Es temprano y hace sol. Los horarios del campo están bien para la gente del campo, pero son extremos para los chicos de ciudad. Por otra parte, el aire es demasiado puro y me cuesta respirar sin ayuda de un cigarrillo. En el proceso de ventilar con inteligencia la casa está la magia para lograr ahuyentar la humedad, que es algo que se produce cada Semana Santa el mismo día en que decides marcharte. Cada año, el lunes de Pascua recibo una carta de todas las ratas de la buhardilla agradeciéndome haberles dejado la casa en perfecto estado de humedad y temperatura. He instalado un deshumidificador que funciona bien pero es un sinvergüenza: si lo pones junto a la mesa a la hora de la cena seca la botella de vino antes de hacerse con la humedad del suelo, que es lo que realmente desearías. La ventaja es que en cuatro o cinco días así, tienes el depósito lleno de tinto de verano.
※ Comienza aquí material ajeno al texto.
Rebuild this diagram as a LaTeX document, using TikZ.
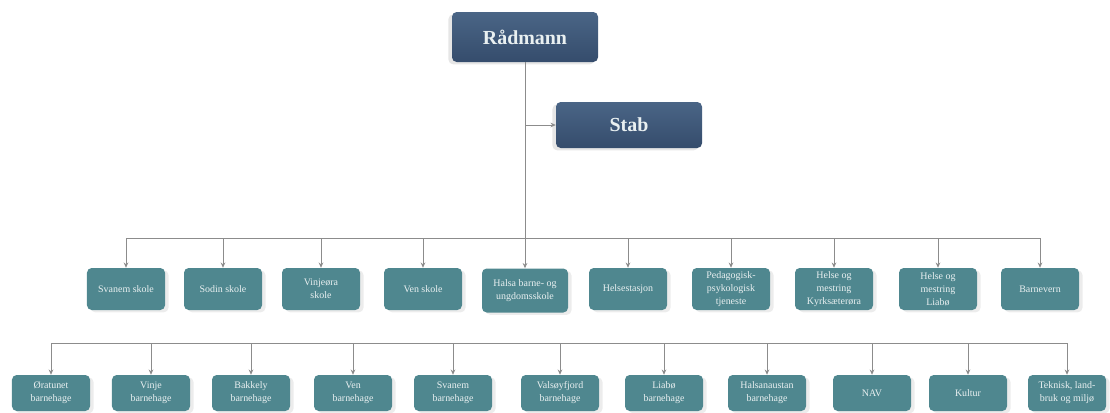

El día transcurre perezoso. Un paseo matutino me hace sentir joven e incluso un puntito ecológico. Creo que ahora mismo podría reciclarme. Durante un rato los jilgueros me hacen rebosar de gozo y estoy a punto de volverme antinuclear. Pero eso me ha llevado a caminar demasiado lejos y ahora en el regreso a casa, con agujetas, picaduras, y un chichón, solo pienso en las horas que faltan para volver a cama. Problema: ya lo he vivido todo y aún son las nueve de la mañana del primer día de vacaciones. Voy a matar al gallo y vuelvo.